Ce vendredi encore, Pékin a répliqué aux annonces conjointes des Etats-Unis, des Philippines et du Japon. Défendant ses actions « légitimes, légales et irréprochables » « dans les mers de Chine orientale et méridionale », la porte-parole du ministère a déclaré que « la Chine s'oppose fermement à tout comportement qui provoque et planifie des conflits et porte atteinte à la sécurité et aux intérêts stratégiques d'autres pays ». « Nous nous opposons fermement à la constitution dans la région de petites cliques fermées qui excluent les autres », a-t-elle ajouté.
« Bien entendu, le Japon et les Philippines peuvent tout à fait développer des relations normales avec les autres pays. Mais ils ne doivent pas introduire dans la région (une logique de) confrontation entre camps, et encore moins s'engager dans une coopération trilatérale qui se fasse au détriment des intérêts des autres pays », a insisté Mao Ning.

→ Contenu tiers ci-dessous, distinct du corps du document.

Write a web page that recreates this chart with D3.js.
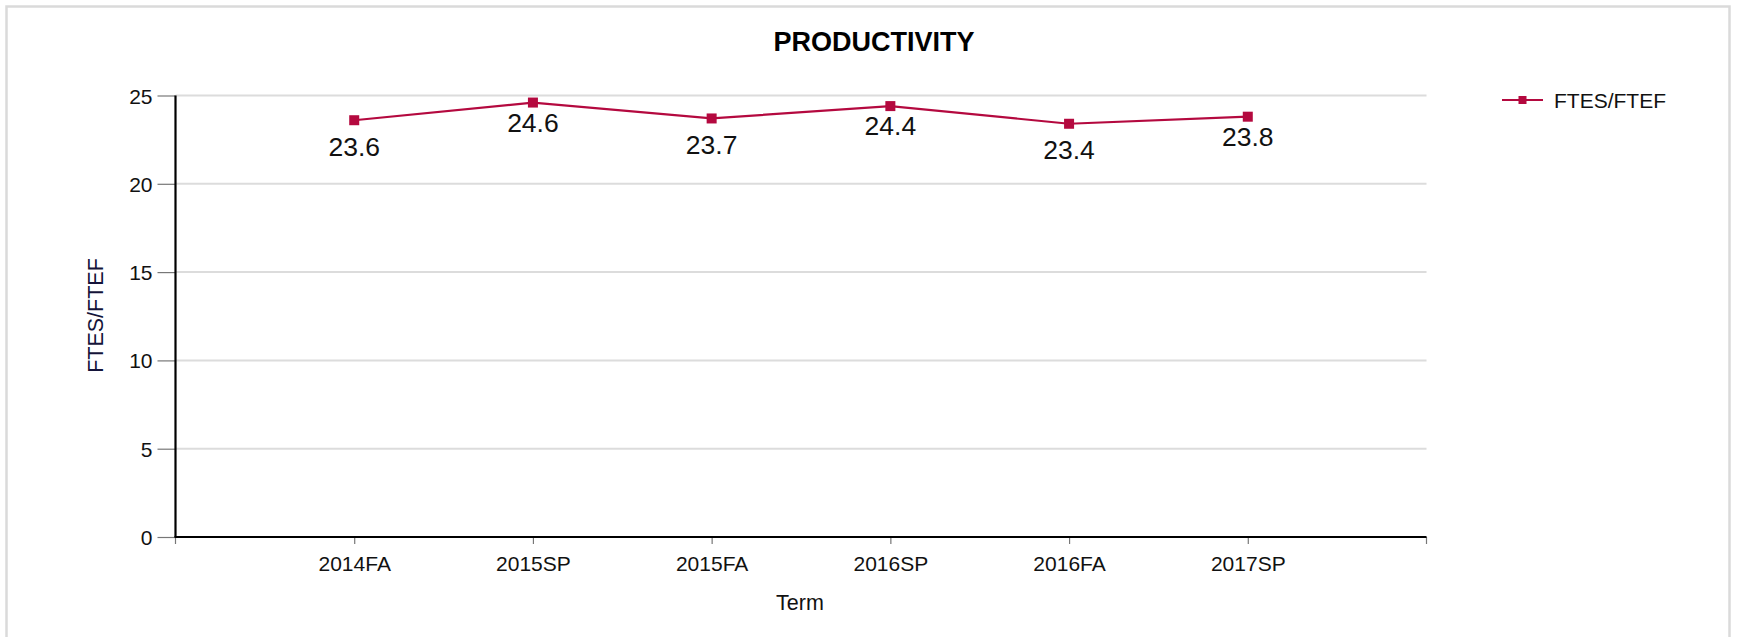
<!DOCTYPE html>
<html>
<head>
<meta charset="utf-8">
<script src="https://cdn.jsdelivr.net/npm/d3@7"></script>
<style>
  html, body { margin: 0; padding: 0; background: #fff; }
  svg { display: block; font-family: "Liberation Sans", Arial, sans-serif; }
</style>
</head>
<body>
<svg id="chart" width="1738" height="637"></svg>
<script>
const categories = ["2014FA", "2015SP", "2015FA", "2016SP", "2016FA", "2017SP"];
const values = [23.6, 24.6, 23.7, 24.4, 23.4, 23.8];
const yTicks = [0, 5, 10, 15, 20, 25];
const seriesName = "FTES/FTEF";
const chartTitle = "PRODUCTIVITY";
const xTitle = "Term";
const yTitle = "FTES/FTEF";

(function () {
const color = "#b4093f";
const svg = d3.select("#chart");

// outer frame
svg.append("rect")
  .attr("x", 6.5).attr("y", 6.5).attr("width", 1723).attr("height", 660)
  .attr("fill", "none").attr("stroke", "#dadada").attr("stroke-width", 2.5);

const pLeft = 175.5, pRight = 1426.5, pTop = 95.5, pBottom = 537;

const x = d3.scalePoint().domain(categories).range([pLeft, pRight]).padding(1);
const y = d3.scaleLinear().domain([0, 25]).range([pBottom, pTop]);

// gridlines
svg.append("g").selectAll("line").data(yTicks.filter(d => d > 0)).join("line")
  .attr("x1", pLeft).attr("x2", pRight)
  .attr("y1", d => y(d)).attr("y2", d => y(d))
  .attr("stroke", "#dcdcdc").attr("stroke-width", 2);

// y axis
const yAxis = svg.append("g").attr("transform", `translate(${pLeft},0)`)
  .call(d3.axisLeft(y).tickValues(yTicks).tickSize(18).tickPadding(5));
yAxis.select(".domain").remove();
yAxis.selectAll(".tick line").attr("stroke", "#777").attr("stroke-width", 1.2);
yAxis.selectAll(".tick text")
  .attr("font-size", 21).attr("fill", "#111")
  .attr("font-family", "Liberation Sans, Arial, sans-serif")
  .attr("dy", "0.36em");

// x axis ticks
const xg = svg.append("g").attr("transform", `translate(0,${pBottom})`)
  .call(d3.axisBottom(x).tickSize(7).tickPadding(12));
xg.select(".domain").remove();
xg.selectAll(".tick line").attr("stroke", "#777").attr("stroke-width", 1.2);
xg.selectAll(".tick text")
  .attr("font-size", 21).attr("fill", "#111")
  .attr("font-family", "Liberation Sans, Arial, sans-serif");
// end ticks
svg.append("g").selectAll("line").data(x.range()).join("line")
  .attr("x1", d => d).attr("x2", d => d)
  .attr("y1", pBottom).attr("y2", pBottom + 7)
  .attr("stroke", "#777").attr("stroke-width", 1.2);

// axis lines
svg.append("line").attr("x1", pLeft).attr("x2", pLeft).attr("y1", pTop).attr("y2", pBottom)
  .attr("stroke", "#000").attr("stroke-width", 2.2);
svg.append("line").attr("x1", pLeft - 1).attr("x2", pRight).attr("y1", pBottom).attr("y2", pBottom)
  .attr("stroke", "#000").attr("stroke-width", 2.2);

// series
const pts = categories.map((c, i) => ({ c, v: values[i], i }));
svg.append("path").datum(pts)
  .attr("d", d3.line().x(d => x(d.c)).y(d => y(d.v)))
  .attr("fill", "none").attr("stroke", color).attr("stroke-width", 2.2);

svg.append("g").selectAll("rect").data(pts).join("rect")
  .attr("x", d => x(d.c) - 5).attr("y", d => y(d.v) - 5)
  .attr("width", 10).attr("height", 10).attr("fill", color);

// data labels: local peaks sit closer under the marker
function isPeak(i) {
  const prev = i > 0 ? values[i - 1] : -Infinity;
  const next = i < values.length - 1 ? values[i + 1] : -Infinity;
  return values[i] >= prev && values[i] >= next;
}
svg.append("g").selectAll("text").data(pts).join("text")
  .attr("x", d => x(d.c))
  .attr("y", d => y(d.v) + (isPeak(d.i) ? 29 : 35.5))
  .attr("text-anchor", "middle")
  .attr("font-size", 26.5).attr("fill", "#111")
  .text(d => d.v.toFixed(1));

// title
svg.append("text").attr("x", 874).attr("y", 51.4)
  .attr("text-anchor", "middle").attr("font-size", 27).attr("font-weight", "bold")
  .attr("fill", "#000").text(chartTitle);

// axis titles
svg.append("text").attr("x", 800).attr("y", 609.7)
  .attr("text-anchor", "middle").attr("font-size", 21.5).attr("fill", "#111").text(xTitle);
svg.append("text").attr("transform", "translate(102.7,315.5) rotate(-90)")
  .attr("text-anchor", "middle").attr("font-size", 21.5).attr("fill", "#14143a").text(yTitle);

// legend
const lg = svg.append("g").attr("transform", "translate(1502,100)");
lg.append("line").attr("x1", 0).attr("x2", 41).attr("y1", 0).attr("y2", 0)
  .attr("stroke", color).attr("stroke-width", 2.2);
lg.append("rect").attr("x", 16.5).attr("y", -4).attr("width", 8).attr("height", 8).attr("fill", color);
lg.append("text").attr("x", 52).attr("y", 7.5).attr("font-size", 21).attr("fill", "#111").text(seriesName);
})();
</script>
</body>
</html>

Le Japon vante les mérites du leadership américain Jeudi, lors d'une prise de parole devant le Congrès américain, le Premier ministre japonais a assuré que son pays était déterminé à faire davantage pour partager les responsabilités avec son allié, les Etats-Unis, dont il a fait l'éloge du leadership mondial. « Alors que nous nous rencontrons ici aujourd'hui, je perçois chez certains Américains un sentiment de doute quant à leur rôle dans le monde », a déclaré Fumio Kishida en s'adressant en anglais devant les deux chambres du Congrès réunies en session spéciale. « L'ordre international que les Etats-Unis se sont efforcés de construire pendant des générations est confronté à de nouveaux défis, des défis émanant de ceux qui ont des valeurs et des principes très différents des nôtres », a-t-il affirmé. Le chef d'Etat a, pour autant, dit comprendre « l'épuisement d'être le pays qui a défendu l'ordre international presque à lui seul », mais, a-t-il ajouté, « le leadership des Etats-Unis est indispensable ». « Sans le soutien des Etats-Unis, combien de temps faudra-t-il avant que les espoirs de l'Ukraine ne s'effondrent sous les assauts de Moscou ? », a-t-il lancé, alors qu'une enveloppe de 60 milliards de dollars pour Kiev, réclamée par le président démocrate Joe Biden, est bloquée au Congrès américain depuis des mois. « Sans la présence des Etats-Unis, combien de temps avant que l'Indo-Pacifique ne soit confronté à des réalités encore plus dures ? », a-t-il plaidé.